Adana’da bir gencin derdini anlatmaya gittiği polisler bacağını kırdı kaçtı
Adana’da bir konser sırasında cep telefonu çalındığı için polislerden yardım isteyen Hüseyin Selçuk Yaycıoğlu, 10-15 polis tarafından darbedildi. Olay sonrası kamera kayıtları silindi.
Hüseyin Selçuk Yaycıoğlu | Fotoğraf: Evrensel
Volkan PEKAL
Adana
Adana’da konser sırasında cep telefonunun çalındığını fark eden Hüseyin Selçuk Yaycıoğlu isimli vatandaş, şikayetini bildirmek için gittiği yaklaşık 10-15 polisin kendisine saldırması sonucu bacağı kırıldı. Sonrasında olay anını gösteren kamera kayıtları silindi.
Olaydan dolayı birçok mağduriyet yaşadığını ifade eden Yaycıoğlu, “Bundan sonra bir olay olsa, bıçaklansam bile bir daha polise gitmem” diye hayıflanarak suçluların bulunmasını istedi.
Hüseyin Selçuk Yaycıoğlu 3 Ekim günü arkadaşlarıyla birlikte Hayko Cepkin ve Melek Mosso’nun sahne aldığı Gençlik Festivali’nde bulunduğu sırada telefonunun çalınmış olduğunu fark etti.
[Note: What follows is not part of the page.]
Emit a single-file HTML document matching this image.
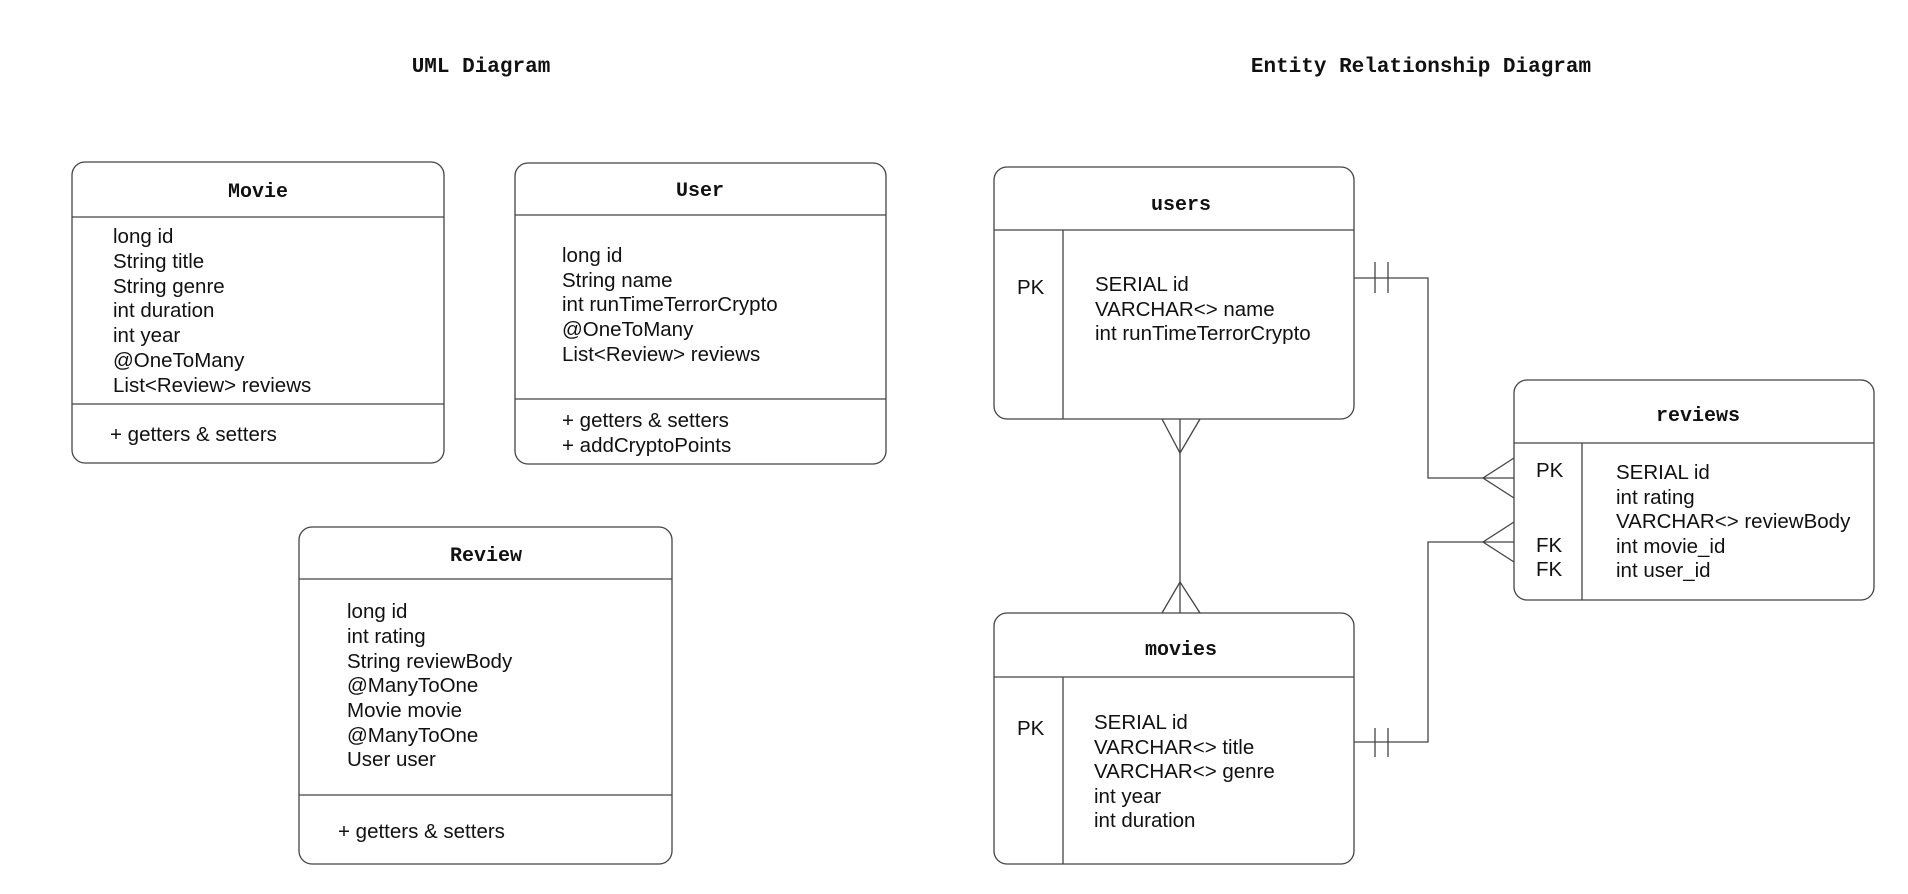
<!DOCTYPE html>
<html><head><meta charset="utf-8"><style>
html,body{margin:0;padding:0;background:#fff;}
svg{display:block}
.h{font-family:"Liberation Mono",monospace;font-size:20px;font-weight:bold;fill:#111;text-anchor:middle}
.t{font-family:"Liberation Sans",sans-serif;font-size:20.5px;fill:#111}
.b{fill:#fff;stroke:#444;stroke-width:1.3}
.l{stroke:#444;stroke-width:1.3;fill:none}
</style></head><body>
<svg width="1908" height="894" viewBox="0 0 1908 894" xmlns="http://www.w3.org/2000/svg">
<text class="h" x="481" y="72" style="font-size:21px">UML Diagram</text>
<text class="h" x="1421" y="72" style="font-size:21px">Entity Relationship Diagram</text>

<!-- Movie -->
<rect class="b" x="72" y="162" width="372" height="301" rx="13"/>
<line class="l" x1="72" y1="217" x2="444" y2="217"/>
<line class="l" x1="72" y1="404" x2="444" y2="404"/>
<text class="h" x="258" y="197">Movie</text>
<g class="t">
<text x="113" y="243">long id</text>
<text x="113" y="268">String title</text>
<text x="113" y="293">String genre</text>
<text x="113" y="317">int duration</text>
<text x="113" y="342">int year</text>
<text x="113" y="367">@OneToMany</text>
<text x="113" y="392">List&lt;Review&gt; reviews</text>
<text x="110" y="441">+ getters &amp; setters</text>
</g>

<!-- User -->
<rect class="b" x="515" y="163" width="371" height="301" rx="13"/>
<line class="l" x1="515" y1="215" x2="886" y2="215"/>
<line class="l" x1="515" y1="399" x2="886" y2="399"/>
<text class="h" x="700" y="196">User</text>
<g class="t">
<text x="562" y="262">long id</text>
<text x="562" y="287">String name</text>
<text x="562" y="311">int runTimeTerrorCrypto</text>
<text x="562" y="336">@OneToMany</text>
<text x="562" y="361">List&lt;Review&gt; reviews</text>
<text x="562" y="427">+ getters &amp; setters</text>
<text x="562" y="452">+ addCryptoPoints</text>
</g>

<!-- Review -->
<rect class="b" x="299" y="527" width="373" height="337" rx="13"/>
<line class="l" x1="299" y1="579" x2="672" y2="579"/>
<line class="l" x1="299" y1="795" x2="672" y2="795"/>
<text class="h" x="486" y="561">Review</text>
<g class="t">
<text x="347" y="618">long id</text>
<text x="347" y="643">int rating</text>
<text x="347" y="668">String reviewBody</text>
<text x="347" y="692">@ManyToOne</text>
<text x="347" y="717">Movie movie</text>
<text x="347" y="742">@ManyToOne</text>
<text x="347" y="766">User user</text>
<text x="338" y="838">+ getters &amp; setters</text>
</g>

<!-- users -->
<rect class="b" x="994" y="167" width="360" height="252" rx="13"/>
<line class="l" x1="994" y1="230" x2="1354" y2="230"/>
<line class="l" x1="1063" y1="230" x2="1063" y2="419"/>
<text class="h" x="1181" y="210">users</text>
<g class="t">
<text x="1017" y="294">PK</text>
<text x="1095" y="291">SERIAL id</text>
<text x="1095" y="316">VARCHAR&lt;&gt; name</text>
<text x="1095" y="340">int runTimeTerrorCrypto</text>
</g>

<!-- movies -->
<rect class="b" x="994" y="613" width="360" height="251" rx="13"/>
<line class="l" x1="994" y1="677" x2="1354" y2="677"/>
<line class="l" x1="1063" y1="677" x2="1063" y2="864"/>
<text class="h" x="1181" y="655">movies</text>
<g class="t">
<text x="1017" y="735">PK</text>
<text x="1094" y="729">SERIAL id</text>
<text x="1094" y="754">VARCHAR&lt;&gt;  title</text>
<text x="1094" y="778">VARCHAR&lt;&gt;  genre</text>
<text x="1094" y="803">int year</text>
<text x="1094" y="827">int duration</text>
</g>

<!-- reviews -->
<rect class="b" x="1514" y="380" width="360" height="220" rx="13"/>
<line class="l" x1="1514" y1="443" x2="1874" y2="443"/>
<line class="l" x1="1582" y1="443" x2="1582" y2="600"/>
<text class="h" x="1698" y="421">reviews</text>
<g class="t">
<text x="1536" y="477">PK</text>
<text x="1536" y="552">FK</text>
<text x="1536" y="576">FK</text>
<text x="1616" y="479">SERIAL id</text>
<text x="1616" y="504">int rating</text>
<text x="1616" y="528">VARCHAR&lt;&gt; reviewBody</text>
<text x="1616" y="553">int movie_id</text>
<text x="1616" y="577">int user_id</text>
</g>

<!-- connectors -->
<polyline class="l" points="1354,278 1428,278 1428,478 1514,478"/>
<line class="l" x1="1375" y1="262" x2="1375" y2="293"/>
<line class="l" x1="1388" y1="262" x2="1388" y2="293"/>
<polyline class="l" points="1514,458 1483,478 1514,498"/>

<polyline class="l" points="1354,742 1428,742 1428,542 1514,542"/>
<line class="l" x1="1375" y1="728" x2="1375" y2="757"/>
<line class="l" x1="1388" y1="728" x2="1388" y2="757"/>
<polyline class="l" points="1514,522 1483,542 1514,562"/>

<line class="l" x1="1180" y1="419" x2="1180" y2="613"/>
<polyline class="l" points="1162,419 1180,453 1200,419"/>
<polyline class="l" points="1162,613 1180,582 1200,613"/>
</svg>
</body></html>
İlk gördüğü çevik kuvvet polisinin yanına gitti. Polislere derdini anlatmaya çalışırken arkadaşının “Yardımcı olsanıza” sözü üzerine iki gence saldıran polisler Yaycıoğlu’nun bacağını kırdı. Yaycıoğlu olay anını şu sözlerle anlattı:
“Polisler arkadaşıma saldırmak üzere hareketlendiler. Coplarını çektiler. Ben de o arbede arasında kaldım. Bir polis memuru yakamdan tuttu, diğeri kolumu tutup kıvırdı. Ben de kelepçe takacağını düşünerek öbür elimi de arkaya doğru uzattım. Kelepçe takmadılar, yere yatırıp darbettiler. Aynı anda 10-15 kişi üzerime saldırdı. Biri kafamdan, biri ağzımdan tutuyordu. 4-5 kişi de bacağıma çöktü. Darbedip sonunda bacağımı kırdılar. Sonra hepsi kaçtı, gitti. Hiçbiri ambulans falan çağırmadı. Vatandaşların yardımıyla hastaneye gittik.”
POLİS OLAY ANININ GÖRÜNTÜLERİNİ BULAMAMIŞ
Polisler tarafından darbedilince adalete olan güveni sarsılan Yaycıoğlu, “Bundan sonra bir olay olsa, bıçaklansam bile bir daha polise gitmem” diyor. Bu kanaate kapılmasında polislerin suçunun organize şekilde örtülme çabası da etkili olmuş. Polislerden şikayetçi olan Yaycıoğlu, soruşturmayı yürüten polislerin olay yerini gören güvenlik kameralarının 21.00’dan sonraki kayıtlarına ulaşamadığını ifade ediyor. 21.00’dan sonra kameraların kayıt almadığı söylenmiş. Hastaneye tekerlekli sandalyeyle giren Yaycıoğlu, hastane polisine adli vaka olduğunu, şikayetçi olduğunu söyleyince polisin ‘Kim yaptı?’ diye sorduğunu aktaran Yaycıoğlu, “ ‘Polisler’ dedim. ‘Bundan bir şey çıkmaz’ dedi. Böyle olunca o polis memuruna güvenmediğim için ona ifade vermedim. Gerekli tahliller yapıldı. Orada görevli polis memuru gelip kız arkadaşımın elindeki barkoda bakmaya çalıştı. Sorduğumuzda ismime baktığını söyledi. Ben de ‘Sorsan kendim söylerim’ dedim. Bu olaydan 15 dakika sonra doktor gelip kan testi yapıldığı halde ‘Senin kan testin alınmamış’ dedi. Tekrar kan testi aldılar. Kanımda alkol çıkamamasına rağmen ‘Geldiğinde alkollüydü. Ama şuan alkole rastlanılmadı’ diye rapor tuttu. O doktordan da şikayetçi oldum” dedi.
Yaklaşık 5-6 ay çalışamayacağını ifade eden Yaycıoğlu, “Üniversite okuyorum, eğitimime devam edemeyeceğim. Zor durumdayız. Bu yaşta evde annem babam bakıyor. İnsanın psikolojisi bozuluyor. Banyoyu babam yaptırıyor. Adaletin sağlanmasını istiyorum” diyor.